Below is a block of data; give all of it again word for word.

**DATASET ENTRIES:**
((

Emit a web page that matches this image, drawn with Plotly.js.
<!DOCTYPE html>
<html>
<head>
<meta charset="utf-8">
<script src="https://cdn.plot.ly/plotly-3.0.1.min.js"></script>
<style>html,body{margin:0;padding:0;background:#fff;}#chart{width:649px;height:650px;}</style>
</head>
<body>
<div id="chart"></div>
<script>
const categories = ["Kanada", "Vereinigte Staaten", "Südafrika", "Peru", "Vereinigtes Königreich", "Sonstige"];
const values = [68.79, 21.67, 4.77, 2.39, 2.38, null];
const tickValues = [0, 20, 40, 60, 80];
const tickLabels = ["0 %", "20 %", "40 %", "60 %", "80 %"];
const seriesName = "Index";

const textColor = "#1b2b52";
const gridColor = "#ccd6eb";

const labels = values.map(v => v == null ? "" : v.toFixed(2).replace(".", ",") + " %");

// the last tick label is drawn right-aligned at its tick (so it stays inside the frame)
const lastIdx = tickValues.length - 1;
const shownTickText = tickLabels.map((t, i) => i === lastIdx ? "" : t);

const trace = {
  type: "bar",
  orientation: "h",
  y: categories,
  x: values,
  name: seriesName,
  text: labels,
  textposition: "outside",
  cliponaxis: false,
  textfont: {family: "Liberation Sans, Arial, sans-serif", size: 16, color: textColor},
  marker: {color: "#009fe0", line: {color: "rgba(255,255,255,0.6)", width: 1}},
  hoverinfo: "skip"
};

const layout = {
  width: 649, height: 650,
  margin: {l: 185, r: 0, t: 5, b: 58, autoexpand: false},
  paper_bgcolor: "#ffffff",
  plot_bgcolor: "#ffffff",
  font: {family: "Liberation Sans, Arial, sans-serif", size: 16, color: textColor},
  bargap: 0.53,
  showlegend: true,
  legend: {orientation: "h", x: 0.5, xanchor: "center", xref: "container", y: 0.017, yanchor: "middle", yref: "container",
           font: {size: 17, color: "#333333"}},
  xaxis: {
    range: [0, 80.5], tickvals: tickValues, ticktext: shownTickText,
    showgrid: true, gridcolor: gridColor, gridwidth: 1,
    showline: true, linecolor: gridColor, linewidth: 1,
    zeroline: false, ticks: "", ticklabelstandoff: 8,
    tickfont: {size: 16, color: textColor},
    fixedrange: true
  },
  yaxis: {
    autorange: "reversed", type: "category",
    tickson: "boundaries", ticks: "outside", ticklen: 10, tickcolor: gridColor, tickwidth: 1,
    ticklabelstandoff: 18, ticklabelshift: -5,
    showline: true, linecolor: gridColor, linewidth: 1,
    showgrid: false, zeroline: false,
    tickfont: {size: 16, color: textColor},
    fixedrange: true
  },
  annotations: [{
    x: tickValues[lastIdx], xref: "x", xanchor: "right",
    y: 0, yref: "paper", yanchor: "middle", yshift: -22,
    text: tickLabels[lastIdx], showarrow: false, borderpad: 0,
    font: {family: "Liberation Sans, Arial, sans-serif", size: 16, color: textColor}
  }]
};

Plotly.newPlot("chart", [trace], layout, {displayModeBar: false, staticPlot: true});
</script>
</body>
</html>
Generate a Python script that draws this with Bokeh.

))

**EXERCISE OUTPUT:**
Emit a web page that matches this image, drawn with Plotly.js.
<!DOCTYPE html>
<html>
<head>
<meta charset="utf-8">
<script src="https://cdn.plot.ly/plotly-3.0.1.min.js"></script>
<style>html,body{margin:0;padding:0;background:#fff;}#chart{width:649px;height:650px;}</style>
</head>
<body>
<div id="chart"></div>
<script>
const categories = ["Kanada", "Vereinigte Staaten", "Südafrika", "Peru", "Vereinigtes Königreich", "Sonstige"];
const values = [68.79, 21.67, 4.77, 2.39, 2.38, null];
const tickValues = [0, 20, 40, 60, 80];
const tickLabels = ["0 %", "20 %", "40 %", "60 %", "80 %"];
const seriesName = "Index";

const textColor = "#1b2b52";
const gridColor = "#ccd6eb";

const labels = values.map(v => v == null ? "" : v.toFixed(2).replace(".", ",") + " %");

// the last tick label is drawn right-aligned at its tick (so it stays inside the frame)
const lastIdx = tickValues.length - 1;
const shownTickText = tickLabels.map((t, i) => i === lastIdx ? "" : t);

const trace = {
  type: "bar",
  orientation: "h",
  y: categories,
  x: values,
  name: seriesName,
  text: labels,
  textposition: "outside",
  cliponaxis: false,
  textfont: {family: "Liberation Sans, Arial, sans-serif", size: 16, color: textColor},
  marker: {color: "#009fe0", line: {color: "rgba(255,255,255,0.6)", width: 1}},
  hoverinfo: "skip"
};

const layout = {
  width: 649, height: 650,
  margin: {l: 185, r: 0, t: 5, b: 58, autoexpand: false},
  paper_bgcolor: "#ffffff",
  plot_bgcolor: "#ffffff",
  font: {family: "Liberation Sans, Arial, sans-serif", size: 16, color: textColor},
  bargap: 0.53,
  showlegend: true,
  legend: {orientation: "h", x: 0.5, xanchor: "center", xref: "container", y: 0.017, yanchor: "middle", yref: "container",
           font: {size: 17, color: "#333333"}},
  xaxis: {
    range: [0, 80.5], tickvals: tickValues, ticktext: shownTickText,
    showgrid: true, gridcolor: gridColor, gridwidth: 1,
    showline: true, linecolor: gridColor, linewidth: 1,
    zeroline: false, ticks: "", ticklabelstandoff: 8,
    tickfont: {size: 16, color: textColor},
    fixedrange: true
  },
  yaxis: {
    autorange: "reversed", type: "category",
    tickson: "boundaries", ticks: "outside", ticklen: 10, tickcolor: gridColor, tickwidth: 1,
    ticklabelstandoff: 18, ticklabelshift: -5,
    showline: true, linecolor: gridColor, linewidth: 1,
    showgrid: false, zeroline: false,
    tickfont: {size: 16, color: textColor},
    fixedrange: true
  },
  annotations: [{
    x: tickValues[lastIdx], xref: "x", xanchor: "right",
    y: 0, yref: "paper", yanchor: "middle", yshift: -22,
    text: tickLabels[lastIdx], showarrow: false, borderpad: 0,
    font: {family: "Liberation Sans, Arial, sans-serif", size: 16, color: textColor}
  }]
};

Plotly.newPlot("chart", [trace], layout, {displayModeBar: false, staticPlot: true});
</script>
</body>
</html>
Generate a Python script that draws this with Bokeh.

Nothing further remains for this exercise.